Start of Given information
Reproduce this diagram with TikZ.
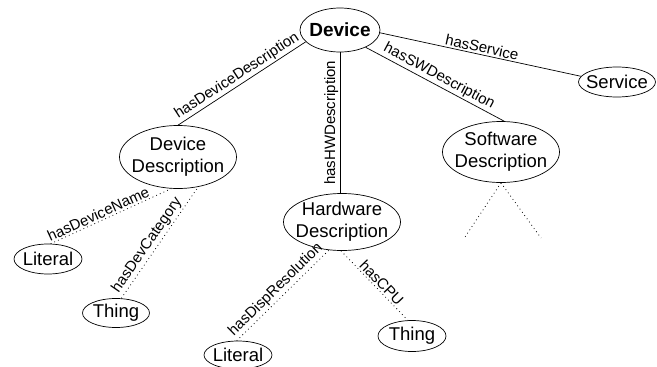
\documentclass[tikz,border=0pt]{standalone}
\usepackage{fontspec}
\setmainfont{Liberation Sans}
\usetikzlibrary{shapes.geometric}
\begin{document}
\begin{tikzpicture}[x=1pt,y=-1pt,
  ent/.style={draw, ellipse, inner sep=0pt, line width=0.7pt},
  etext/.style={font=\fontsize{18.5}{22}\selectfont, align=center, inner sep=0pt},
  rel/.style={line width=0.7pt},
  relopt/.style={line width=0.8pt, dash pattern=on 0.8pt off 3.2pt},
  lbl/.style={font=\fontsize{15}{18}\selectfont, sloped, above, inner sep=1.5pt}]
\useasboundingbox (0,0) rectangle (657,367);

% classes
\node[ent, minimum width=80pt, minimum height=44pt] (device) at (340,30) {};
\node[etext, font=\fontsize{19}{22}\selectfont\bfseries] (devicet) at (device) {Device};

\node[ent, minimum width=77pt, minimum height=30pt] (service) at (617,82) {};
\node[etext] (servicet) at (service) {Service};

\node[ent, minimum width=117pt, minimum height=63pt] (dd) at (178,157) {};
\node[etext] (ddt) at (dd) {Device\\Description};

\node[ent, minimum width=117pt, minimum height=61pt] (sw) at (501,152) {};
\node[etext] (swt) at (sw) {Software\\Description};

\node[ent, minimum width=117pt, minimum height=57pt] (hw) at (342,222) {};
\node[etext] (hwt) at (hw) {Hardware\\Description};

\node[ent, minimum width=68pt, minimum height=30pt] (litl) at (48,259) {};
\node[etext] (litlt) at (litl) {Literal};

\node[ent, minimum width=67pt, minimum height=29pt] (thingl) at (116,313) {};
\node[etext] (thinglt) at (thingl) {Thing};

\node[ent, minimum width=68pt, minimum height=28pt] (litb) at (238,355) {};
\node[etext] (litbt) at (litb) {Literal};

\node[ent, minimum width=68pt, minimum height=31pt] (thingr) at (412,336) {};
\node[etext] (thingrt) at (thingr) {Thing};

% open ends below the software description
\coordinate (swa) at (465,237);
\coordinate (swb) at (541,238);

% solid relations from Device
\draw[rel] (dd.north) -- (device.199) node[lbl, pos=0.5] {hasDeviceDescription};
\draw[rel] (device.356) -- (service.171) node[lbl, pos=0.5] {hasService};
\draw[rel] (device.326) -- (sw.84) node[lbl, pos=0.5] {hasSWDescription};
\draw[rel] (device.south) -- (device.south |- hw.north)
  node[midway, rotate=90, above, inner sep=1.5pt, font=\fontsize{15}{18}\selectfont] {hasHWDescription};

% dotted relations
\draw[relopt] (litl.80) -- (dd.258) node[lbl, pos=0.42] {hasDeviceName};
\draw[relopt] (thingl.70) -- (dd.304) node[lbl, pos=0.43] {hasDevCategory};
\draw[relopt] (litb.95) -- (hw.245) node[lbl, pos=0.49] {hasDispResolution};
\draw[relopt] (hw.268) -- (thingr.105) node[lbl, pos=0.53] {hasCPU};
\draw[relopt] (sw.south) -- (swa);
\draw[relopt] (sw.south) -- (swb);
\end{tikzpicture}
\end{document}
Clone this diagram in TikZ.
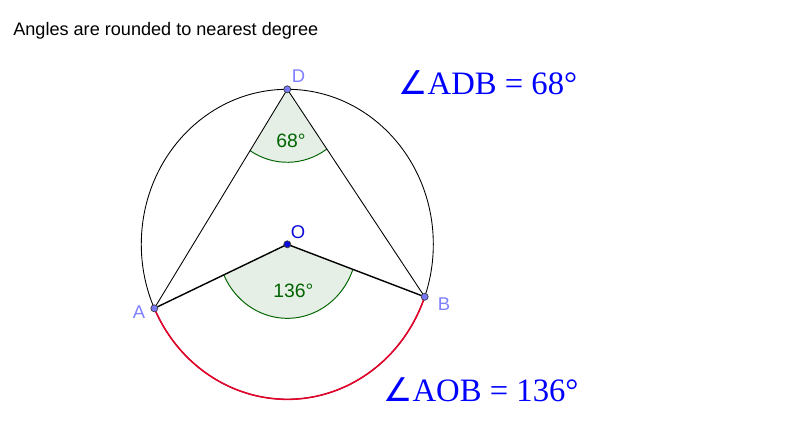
End of Given information
Given task:
Give all the lines above again, character for character, without pictures.

Result:
Reproduce this diagram with TikZ.
\documentclass[tikz,border=0pt]{standalone}
\usepackage{fontspec}
\setmainfont{Liberation Sans}
\usetikzlibrary{shapes.geometric}
\begin{document}
\begin{tikzpicture}[x=1pt,y=-1pt,
  ent/.style={draw, ellipse, inner sep=0pt, line width=0.7pt},
  etext/.style={font=\fontsize{18.5}{22}\selectfont, align=center, inner sep=0pt},
  rel/.style={line width=0.7pt},
  relopt/.style={line width=0.8pt, dash pattern=on 0.8pt off 3.2pt},
  lbl/.style={font=\fontsize{15}{18}\selectfont, sloped, above, inner sep=1.5pt}]
\useasboundingbox (0,0) rectangle (657,367);

% classes
\node[ent, minimum width=80pt, minimum height=44pt] (device) at (340,30) {};
\node[etext, font=\fontsize{19}{22}\selectfont\bfseries] (devicet) at (device) {Device};

\node[ent, minimum width=77pt, minimum height=30pt] (service) at (617,82) {};
\node[etext] (servicet) at (service) {Service};

\node[ent, minimum width=117pt, minimum height=63pt] (dd) at (178,157) {};
\node[etext] (ddt) at (dd) {Device\\Description};

\node[ent, minimum width=117pt, minimum height=61pt] (sw) at (501,152) {};
\node[etext] (swt) at (sw) {Software\\Description};

\node[ent, minimum width=117pt, minimum height=57pt] (hw) at (342,222) {};
\node[etext] (hwt) at (hw) {Hardware\\Description};

\node[ent, minimum width=68pt, minimum height=30pt] (litl) at (48,259) {};
\node[etext] (litlt) at (litl) {Literal};

\node[ent, minimum width=67pt, minimum height=29pt] (thingl) at (116,313) {};
\node[etext] (thinglt) at (thingl) {Thing};

\node[ent, minimum width=68pt, minimum height=28pt] (litb) at (238,355) {};
\node[etext] (litbt) at (litb) {Literal};

\node[ent, minimum width=68pt, minimum height=31pt] (thingr) at (412,336) {};
\node[etext] (thingrt) at (thingr) {Thing};

% open ends below the software description
\coordinate (swa) at (465,237);
\coordinate (swb) at (541,238);

% solid relations from Device
\draw[rel] (dd.north) -- (device.199) node[lbl, pos=0.5] {hasDeviceDescription};
\draw[rel] (device.356) -- (service.171) node[lbl, pos=0.5] {hasService};
\draw[rel] (device.326) -- (sw.84) node[lbl, pos=0.5] {hasSWDescription};
\draw[rel] (device.south) -- (device.south |- hw.north)
  node[midway, rotate=90, above, inner sep=1.5pt, font=\fontsize{15}{18}\selectfont] {hasHWDescription};

% dotted relations
\draw[relopt] (litl.80) -- (dd.258) node[lbl, pos=0.42] {hasDeviceName};
\draw[relopt] (thingl.70) -- (dd.304) node[lbl, pos=0.43] {hasDevCategory};
\draw[relopt] (litb.95) -- (hw.245) node[lbl, pos=0.49] {hasDispResolution};
\draw[relopt] (hw.268) -- (thingr.105) node[lbl, pos=0.53] {hasCPU};
\draw[relopt] (sw.south) -- (swa);
\draw[relopt] (sw.south) -- (swb);
\end{tikzpicture}
\end{document}
Clone this diagram in TikZ.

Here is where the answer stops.